Casual Christmas

Casual Christmas

I have always loved How the Grinch Stole Christmas (the original, not the Jim Carey mockery). Every year, my siblings and I would stay Thanksgiving night at my Mema’s house so my parents could get up early and do their Black Friday shopping without kids. We would spend Black Friday decorating Mema’s house for Christmas: putting up the tree, getting out all of her little Coca Cola polar bear and Santa figurines, hanging the stockings, etc. and the whole time we’d have the Grinch playing on TV in the background. As I got older, I began to understand the moral of the story and I started to see the irony in our tradition.

Over the years I’ve begun to get very annoyed with the extreme commercialization of Christmas. It’s always about what you got or how much you spent rather than being about spending time with your family. I’m not religious, so the Christ part of Christmas doesn’t appeal or apply to me. The idea that this is a time of year where families are meant to gather around the table and spend quality time together does resonate with me. I’ve actually started to hate the way my parents (mostly my mother) do Christmas. My mom has a set amount of money she spends on each of her four children, then a second number for each of their spouses, and then an even higher, outrageous number for each of her grandkids. She easily spends thousands of dollars on presents every year. That is absolutely insane to me. Insane.

My siblings, their spouses, Hubby and I have all started a Secret Santa style tradition, instead of buying each person something. For the last several years, you only buy for your Secret Santa. I think it’s so much better because you get to put time and thought into your gift rather than just trying to find something for everyone.

This is the first year that Connor will really understand any of the Christmas stuff. I’m really excited to make cookies for Santa and use the Santa tracking apps with him.

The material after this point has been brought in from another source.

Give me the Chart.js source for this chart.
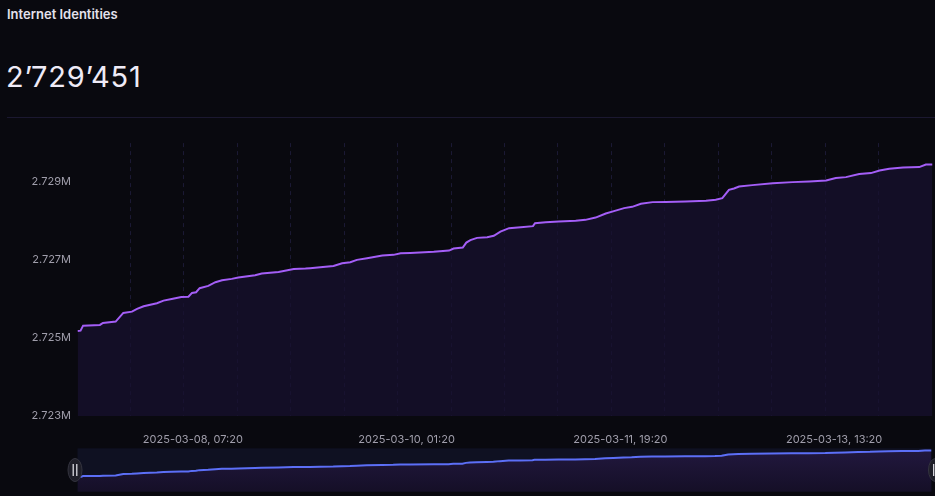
<!DOCTYPE html>
<html><head><meta charset="utf-8">
<script src="https://cdn.jsdelivr.net/npm/chart.js@4/dist/chart.umd.min.js"></script>
<style>
html,body{margin:0;padding:0;background:#09090f;width:935px;height:496px;overflow:hidden;font-family:Inter,"Noto Sans",sans-serif;}
#title{position:absolute;left:7px;top:8px;font-size:13px;line-height:13px;font-weight:600;color:#e4e1ec;white-space:nowrap;}
#value{position:absolute;left:6px;top:62px;font-size:29px;line-height:29px;font-weight:400;letter-spacing:0.8px;color:#efebf7;white-space:nowrap;}
#divider{position:absolute;left:7px;right:0;top:117px;height:1px;background:#1b1830;}
#c1{position:absolute;left:0;top:130px;}
#c2{position:absolute;left:0;top:446px;}
</style></head>
<body>
<div id="title">Internet Identities</div>
<div id="value">2’729’451</div>
<div id="divider"></div>
<canvas id="c1" width="935" height="318"></canvas>
<canvas id="c2" width="935" height="50"></canvas>
<script>
// hours since 2025-03-07 08:40
const hours = [0,0.6,1.1,4.4,5.0,7.5,9.0,10.7,11.7,13.0,15.6,16.9,18.5,20.4,21.8,22.5,23.3,24.0,25.7,27.1,28.4,30.3,31.6,34.9,36.2,39.5,42.5,44.8,45.7,47.7,50.3,52.0,53.6,54.9,56.9,59.9,62.1,63.5,65.4,70.0,73.0,73.9,75.7,76.4,77.2,78.5,80.5,81.8,83.1,84.8,87.1,89.5,89.9,92.0,94.6,97.9,99.8,101.8,103.8,105.4,107.4,109.0,110.7,113.0,115.6,119.5,123.5,125.4,126.7,128.0,129.0,130.0,132.6,136.6,140.5,143.8,147.1,149.0,151.0,153.6,155.9,157.6,159.5,162.2,165.4,166.7,168.0];
const identities = [2725182,2725190,2725318,2725336,2725387,2725421,2725644,2725677,2725747,2725816,2725893,2725960,2726003,2726055,2726060,2726157,2726175,2726278,2726337,2726432,2726483,2726517,2726550,2726612,2726653,2726696,2726773,2726781,2726791,2726817,2726850,2726920,2726946,2727005,2727048,2727115,2727133,2727177,2727184,2727210,2727243,2727295,2727320,2727449,2727510,2727569,2727587,2727621,2727731,2727818,2727844,2727870,2727947,2727972,2727988,2728006,2728031,2728090,2728193,2728255,2728332,2728365,2728442,2728486,2728490,2728501,2728519,2728545,2728588,2728801,2728835,2728886,2728922,2728973,2728999,2729015,2729040,2729102,2729127,2729205,2729230,2729297,2729340,2729374,2729384,2729451,2729451];
const xLabelHours = [22.667, 64.667, 106.667, 148.667];
const xTickLabels = ['2025-03-08, 07:20','2025-03-10, 01:20','2025-03-11, 19:20','2025-03-13, 13:20'];
const gridHours = [10.4,20.9,31.4,41.9,52.4,62.9,73.4,83.9,94.4,104.9,115.4,125.9,136.4,146.9,157.4];
const yTicks = [2723000, 2725000, 2727000, 2729000];
const yTickLabels = ['2.723M','2.725M','2.727M','2.729M'];

const points = hours.map((h, i) => ({x: h, y: identities[i]}));
const tickFont = {family: 'Inter', size: 11};
const tickColor = '#a09eab';

new Chart(document.getElementById('c1'), {
  type: 'line',
  data: {datasets: [{
    data: points,
    borderColor: '#a45ef7',
    borderWidth: 2,
    backgroundColor: 'rgba(23,17,47,0.72)',
    fill: 'start',
    pointRadius: 0,
    tension: 0
  }]},
  options: {
    responsive: false,
    animation: false,
    layout: {padding: {top: 13, right: 2.5, left: 0, bottom: 0}},
    plugins: {legend: {display: false}, tooltip: {enabled: false}},
    scales: {
      xg: {
        type: 'linear', position: 'bottom', min: 0, max: 168,
        afterBuildTicks: a => { a.ticks = gridHours.map(v => ({value: v})); },
        afterFit: a => { a.height = 0; },
        ticks: {display: false},
        grid: {color: 'rgba(62,56,120,0.36)', drawTicks: false, lineWidth: 1},
        border: {display: false, dash: [4, 4]}
      },
      x: {
        type: 'linear', position: 'bottom', min: 0, max: 168,
        afterBuildTicks: a => { a.ticks = xLabelHours.map(v => ({value: v})); },
        afterFit: a => { a.height = 32; },
        ticks: {font: tickFont, color: tickColor, padding: 17, maxRotation: 0, autoSkip: false,
          callback: (v, i) => xTickLabels[i]},
        grid: {display: false, drawTicks: false},
        border: {display: false}
      },
      y: {
        type: 'linear', min: 2723000, max: 2730000,
        afterBuildTicks: a => { a.ticks = yTicks.map(v => ({value: v})); },
        afterFit: a => { a.width = 77.5; },
        ticks: {font: tickFont, color: tickColor, padding: 6.5,
          callback: (v, i) => yTickLabels[i]},
        grid: {display: false, drawTicks: false},
        border: {display: false}
      }
    }
  }
});

const sliderBg = {
  id: 'sliderBg',
  beforeDatasetsDraw(chart) {
    const {ctx, chartArea: a} = chart;
    ctx.save();
    ctx.fillStyle = '#0f1122';
    ctx.fillRect(a.left, a.top, a.right - a.left, a.bottom - a.top);
    ctx.restore();
  },
  afterDraw(chart) {
    const {ctx, chartArea: a} = chart;
    const cy = (a.top + a.bottom) / 2;
    [a.left - 2.5, a.right + 4].forEach(cx => {
      ctx.save();
      ctx.beginPath();
      ctx.ellipse(cx, cy, 7, 11.5, 0, 0, Math.PI * 2);
      ctx.fillStyle = '#1f1f29';
      ctx.fill();
      ctx.lineWidth = 1;
      ctx.strokeStyle = '#34343f';
      ctx.stroke();
      ctx.strokeStyle = '#e8e8ee';
      ctx.lineWidth = 1.2;
      ctx.beginPath();
      ctx.moveTo(cx - 1.8, cy - 6); ctx.lineTo(cx - 1.8, cy + 6);
      ctx.moveTo(cx + 1.8, cy - 6); ctx.lineTo(cx + 1.8, cy + 6);
      ctx.stroke();
      ctx.restore();
    });
  }
};

new Chart(document.getElementById('c2'), {
  type: 'line',
  data: {datasets: [{
    data: points,
    borderColor: '#5c6ff7',
    borderWidth: 2,
    backgroundColor: (c) => {
      const a = c.chart.chartArea;
      if (!a) return '#1c1433';
      const g = c.chart.ctx.createLinearGradient(0, a.top, 0, a.bottom);
      g.addColorStop(0, '#22183f');
      g.addColorStop(1, '#150f27');
      return g;
    },
    fill: 'start',
    pointRadius: 0,
    tension: 0
  }]},
  options: {
    responsive: false,
    animation: false,
    layout: {padding: {top: 2.3, right: 3.5, left: 77.5, bottom: 4.3}},
    plugins: {legend: {display: false}, tooltip: {enabled: false}},
    scales: {
      x: {type: 'linear', min: 0, max: 168, display: false},
      y: {type: 'linear', min: 2722800, max: 2729800, display: false}
    }
  },
  plugins: [sliderBg]
});
</script>
</body></html>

At his first Christmas, I felt guilty that we didn’t spend a ton and buy him a crapload of gifts. I compared our little family Christmas to that of our friends with kids of a similar age and I thought that we had cheated Connor. Then I watched the Grinch with him and remembered why I don’t like Christmas these days. It shouldn’t be about what he gets, or how much we spend on him. That’s not the point of the holiday season.

Since that day, I’ve decided that our little family will focus more on spending time together and less on spending money. Hubby has to work every Christmas Eve, sometimes until late in the evening (last year, I think he got home around 10:30 at night). We spend Christmas Eve bouncing between my family and Hubby’s, thankfully both Christmases are celebrated down the street from each other, and Hubby joins us as soon as he gets off work. This year, I’m adding a new tradition: making and decorating cookies for Santa. We’ll do it at my mom’s house, so the boys will have a little something extra to do and show off when their dad gets there.

As for gifts for the boys, we will give them both one “big” item each (no more than $20 because, let’s face it, they’re young and really don’t care) along with a couple books to share and an outfit or two. Call me cheap, or say I’m ruining Christmas for them, I don’t care. I want my kids to grow up valuing the time we spent with them and the memories we made around the holidays. They aren’t going to remember how much money we spent on them, but they will most certainly remember how much time we spent with them. Time is invaluable and precious. It should be spent showing those you love just how much you enjoy being with them. You can’t put a number on it and we shouldn’t be forced to try.